▶

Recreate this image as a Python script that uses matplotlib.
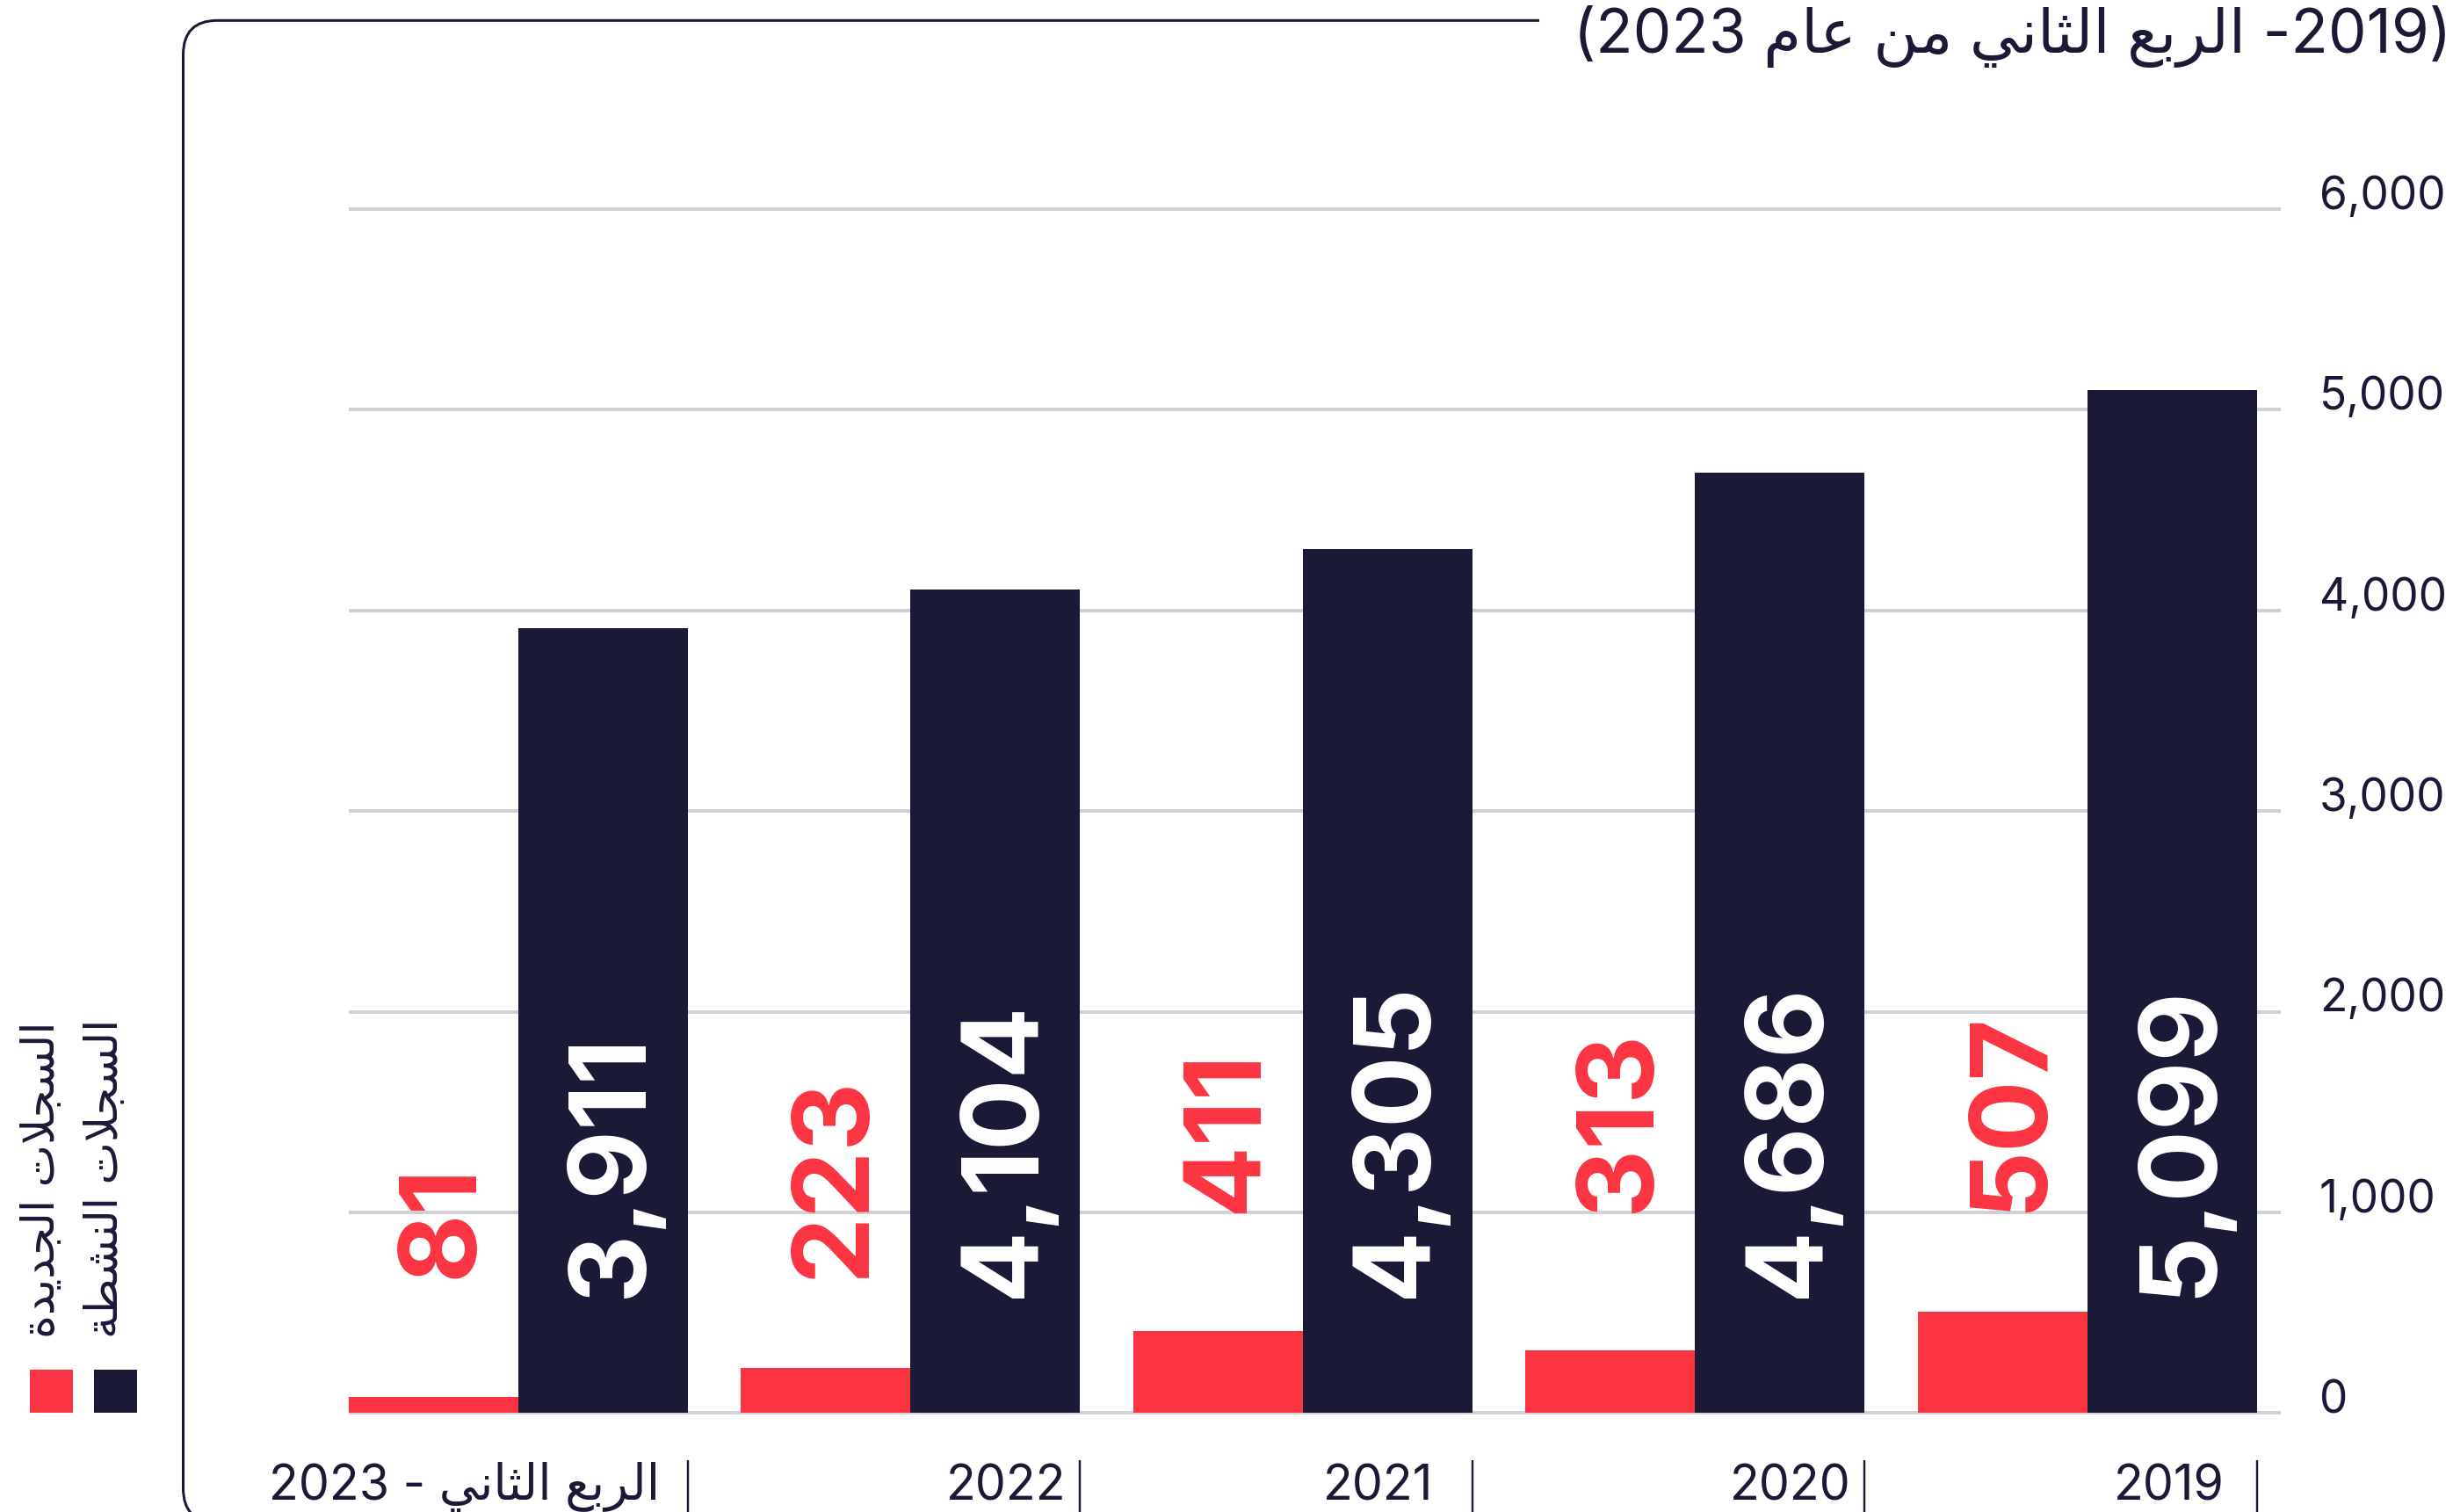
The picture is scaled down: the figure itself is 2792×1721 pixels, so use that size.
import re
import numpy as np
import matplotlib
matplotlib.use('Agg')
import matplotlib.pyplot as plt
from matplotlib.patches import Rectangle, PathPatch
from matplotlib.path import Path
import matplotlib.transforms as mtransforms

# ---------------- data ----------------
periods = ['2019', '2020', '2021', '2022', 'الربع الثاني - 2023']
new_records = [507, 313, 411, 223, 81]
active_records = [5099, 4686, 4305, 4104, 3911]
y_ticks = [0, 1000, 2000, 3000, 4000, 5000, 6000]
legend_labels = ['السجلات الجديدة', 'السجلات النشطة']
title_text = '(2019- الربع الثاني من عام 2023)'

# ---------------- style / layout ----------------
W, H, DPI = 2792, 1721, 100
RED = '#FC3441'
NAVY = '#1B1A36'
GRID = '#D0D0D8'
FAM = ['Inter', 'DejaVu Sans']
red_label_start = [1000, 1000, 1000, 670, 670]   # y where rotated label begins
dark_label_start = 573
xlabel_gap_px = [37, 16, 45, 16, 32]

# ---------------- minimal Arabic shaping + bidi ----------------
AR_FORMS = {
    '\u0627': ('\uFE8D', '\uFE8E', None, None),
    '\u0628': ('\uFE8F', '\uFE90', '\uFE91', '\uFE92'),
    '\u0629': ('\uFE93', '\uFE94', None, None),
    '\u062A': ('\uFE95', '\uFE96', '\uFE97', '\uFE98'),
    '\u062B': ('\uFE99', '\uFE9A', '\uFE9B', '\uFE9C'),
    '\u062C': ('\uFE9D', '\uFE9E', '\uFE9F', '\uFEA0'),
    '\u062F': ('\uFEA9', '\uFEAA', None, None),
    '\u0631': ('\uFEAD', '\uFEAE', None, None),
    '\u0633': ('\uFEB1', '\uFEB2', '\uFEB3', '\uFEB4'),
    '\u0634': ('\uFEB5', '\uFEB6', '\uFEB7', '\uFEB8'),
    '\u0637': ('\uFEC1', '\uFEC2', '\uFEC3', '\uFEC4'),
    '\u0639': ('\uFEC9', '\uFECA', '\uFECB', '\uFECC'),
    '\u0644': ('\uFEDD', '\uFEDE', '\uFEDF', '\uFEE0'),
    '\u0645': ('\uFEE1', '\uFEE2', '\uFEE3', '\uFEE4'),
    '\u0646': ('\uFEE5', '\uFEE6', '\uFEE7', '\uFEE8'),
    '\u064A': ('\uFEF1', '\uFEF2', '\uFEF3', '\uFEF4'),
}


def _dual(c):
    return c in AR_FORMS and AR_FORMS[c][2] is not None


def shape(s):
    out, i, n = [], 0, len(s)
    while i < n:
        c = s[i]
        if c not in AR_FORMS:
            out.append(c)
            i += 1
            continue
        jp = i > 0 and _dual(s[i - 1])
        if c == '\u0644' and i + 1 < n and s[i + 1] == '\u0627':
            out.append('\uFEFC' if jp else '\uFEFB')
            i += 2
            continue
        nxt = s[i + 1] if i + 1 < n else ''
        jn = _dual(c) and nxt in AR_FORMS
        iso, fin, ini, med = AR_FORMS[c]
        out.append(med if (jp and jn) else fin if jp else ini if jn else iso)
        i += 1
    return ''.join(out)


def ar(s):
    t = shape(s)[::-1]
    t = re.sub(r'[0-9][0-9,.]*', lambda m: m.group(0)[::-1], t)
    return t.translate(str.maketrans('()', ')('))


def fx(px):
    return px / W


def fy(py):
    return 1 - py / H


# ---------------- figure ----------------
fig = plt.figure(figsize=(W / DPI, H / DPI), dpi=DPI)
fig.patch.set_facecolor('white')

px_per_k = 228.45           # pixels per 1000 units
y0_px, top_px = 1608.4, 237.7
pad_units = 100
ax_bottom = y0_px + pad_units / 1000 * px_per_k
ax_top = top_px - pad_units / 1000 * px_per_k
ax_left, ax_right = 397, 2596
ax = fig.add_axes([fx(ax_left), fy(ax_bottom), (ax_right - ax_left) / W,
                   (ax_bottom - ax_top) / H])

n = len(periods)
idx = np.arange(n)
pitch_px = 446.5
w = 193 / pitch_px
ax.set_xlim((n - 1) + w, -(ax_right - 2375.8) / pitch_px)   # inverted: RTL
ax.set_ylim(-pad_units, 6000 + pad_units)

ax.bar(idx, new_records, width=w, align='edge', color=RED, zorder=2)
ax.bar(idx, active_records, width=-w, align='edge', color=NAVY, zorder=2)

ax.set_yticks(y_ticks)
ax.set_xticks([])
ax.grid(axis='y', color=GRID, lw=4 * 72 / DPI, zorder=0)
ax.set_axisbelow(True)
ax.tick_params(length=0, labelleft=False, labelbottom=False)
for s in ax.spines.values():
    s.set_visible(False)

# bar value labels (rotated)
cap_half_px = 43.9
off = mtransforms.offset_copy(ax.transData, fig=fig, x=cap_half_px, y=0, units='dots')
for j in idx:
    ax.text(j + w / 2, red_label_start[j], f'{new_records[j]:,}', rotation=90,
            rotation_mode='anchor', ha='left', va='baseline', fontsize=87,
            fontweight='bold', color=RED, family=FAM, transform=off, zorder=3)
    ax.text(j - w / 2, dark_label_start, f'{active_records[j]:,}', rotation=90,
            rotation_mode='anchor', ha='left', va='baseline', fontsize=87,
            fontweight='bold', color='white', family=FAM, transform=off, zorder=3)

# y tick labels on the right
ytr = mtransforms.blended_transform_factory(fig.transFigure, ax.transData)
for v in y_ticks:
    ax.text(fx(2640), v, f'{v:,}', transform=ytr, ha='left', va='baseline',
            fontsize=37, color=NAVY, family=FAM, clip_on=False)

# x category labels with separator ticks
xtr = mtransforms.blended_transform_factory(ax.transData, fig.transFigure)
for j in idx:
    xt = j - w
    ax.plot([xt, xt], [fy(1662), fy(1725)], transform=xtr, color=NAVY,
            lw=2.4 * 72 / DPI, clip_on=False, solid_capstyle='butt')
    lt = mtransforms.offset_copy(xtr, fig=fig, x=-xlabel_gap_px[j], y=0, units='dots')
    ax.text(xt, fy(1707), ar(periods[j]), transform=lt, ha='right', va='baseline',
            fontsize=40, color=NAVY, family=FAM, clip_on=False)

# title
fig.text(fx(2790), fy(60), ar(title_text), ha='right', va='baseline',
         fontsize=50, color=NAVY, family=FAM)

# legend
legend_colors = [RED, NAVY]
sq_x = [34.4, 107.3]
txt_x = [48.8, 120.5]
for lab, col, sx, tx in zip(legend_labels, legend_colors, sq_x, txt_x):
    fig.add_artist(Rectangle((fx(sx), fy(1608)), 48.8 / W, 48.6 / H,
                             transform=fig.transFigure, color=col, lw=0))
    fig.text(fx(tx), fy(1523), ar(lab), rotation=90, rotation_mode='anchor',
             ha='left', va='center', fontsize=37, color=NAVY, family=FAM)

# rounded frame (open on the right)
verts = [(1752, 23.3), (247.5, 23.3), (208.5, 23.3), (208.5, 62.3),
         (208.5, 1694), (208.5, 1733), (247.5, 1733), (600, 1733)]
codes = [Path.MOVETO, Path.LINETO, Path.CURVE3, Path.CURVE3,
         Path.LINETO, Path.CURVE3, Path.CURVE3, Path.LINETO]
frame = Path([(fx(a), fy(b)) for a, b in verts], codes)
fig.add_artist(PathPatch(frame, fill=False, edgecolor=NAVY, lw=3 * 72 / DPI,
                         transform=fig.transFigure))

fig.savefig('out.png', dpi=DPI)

◀

§ What is expected
Output exactly the lines running from the line containing "The picture is" through the line containing "return c in", and only those lines.

§ Completed exercise
The picture is scaled down: the figure itself is 2792×1721 pixels, so use that size.
import re
import numpy as np
import matplotlib
matplotlib.use('Agg')
import matplotlib.pyplot as plt
from matplotlib.patches import Rectangle, PathPatch
from matplotlib.path import Path
import matplotlib.transforms as mtransforms

# ---------------- data ----------------
periods = ['2019', '2020', '2021', '2022', 'الربع الثاني - 2023']
new_records = [507, 313, 411, 223, 81]
active_records = [5099, 4686, 4305, 4104, 3911]
y_ticks = [0, 1000, 2000, 3000, 4000, 5000, 6000]
legend_labels = ['السجلات الجديدة', 'السجلات النشطة']
title_text = '(2019- الربع الثاني من عام 2023)'

# ---------------- style / layout ----------------
W, H, DPI = 2792, 1721, 100
RED = '#FC3441'
NAVY = '#1B1A36'
GRID = '#D0D0D8'
FAM = ['Inter', 'DejaVu Sans']
red_label_start = [1000, 1000, 1000, 670, 670]   # y where rotated label begins
dark_label_start = 573
xlabel_gap_px = [37, 16, 45, 16, 32]

# ---------------- minimal Arabic shaping + bidi ----------------
AR_FORMS = {
    '\u0627': ('\uFE8D', '\uFE8E', None, None),
    '\u0628': ('\uFE8F', '\uFE90', '\uFE91', '\uFE92'),
    '\u0629': ('\uFE93', '\uFE94', None, None),
    '\u062A': ('\uFE95', '\uFE96', '\uFE97', '\uFE98'),
    '\u062B': ('\uFE99', '\uFE9A', '\uFE9B', '\uFE9C'),
    '\u062C': ('\uFE9D', '\uFE9E', '\uFE9F', '\uFEA0'),
    '\u062F': ('\uFEA9', '\uFEAA', None, None),
    '\u0631': ('\uFEAD', '\uFEAE', None, None),
    '\u0633': ('\uFEB1', '\uFEB2', '\uFEB3', '\uFEB4'),
    '\u0634': ('\uFEB5', '\uFEB6', '\uFEB7', '\uFEB8'),
    '\u0637': ('\uFEC1', '\uFEC2', '\uFEC3', '\uFEC4'),
    '\u0639': ('\uFEC9', '\uFECA', '\uFECB', '\uFECC'),
    '\u0644': ('\uFEDD', '\uFEDE', '\uFEDF', '\uFEE0'),
    '\u0645': ('\uFEE1', '\uFEE2', '\uFEE3', '\uFEE4'),
    '\u0646': ('\uFEE5', '\uFEE6', '\uFEE7', '\uFEE8'),
    '\u064A': ('\uFEF1', '\uFEF2', '\uFEF3', '\uFEF4'),
}


def _dual(c):
    return c in AR_FORMS and AR_FORMS[c][2] is not None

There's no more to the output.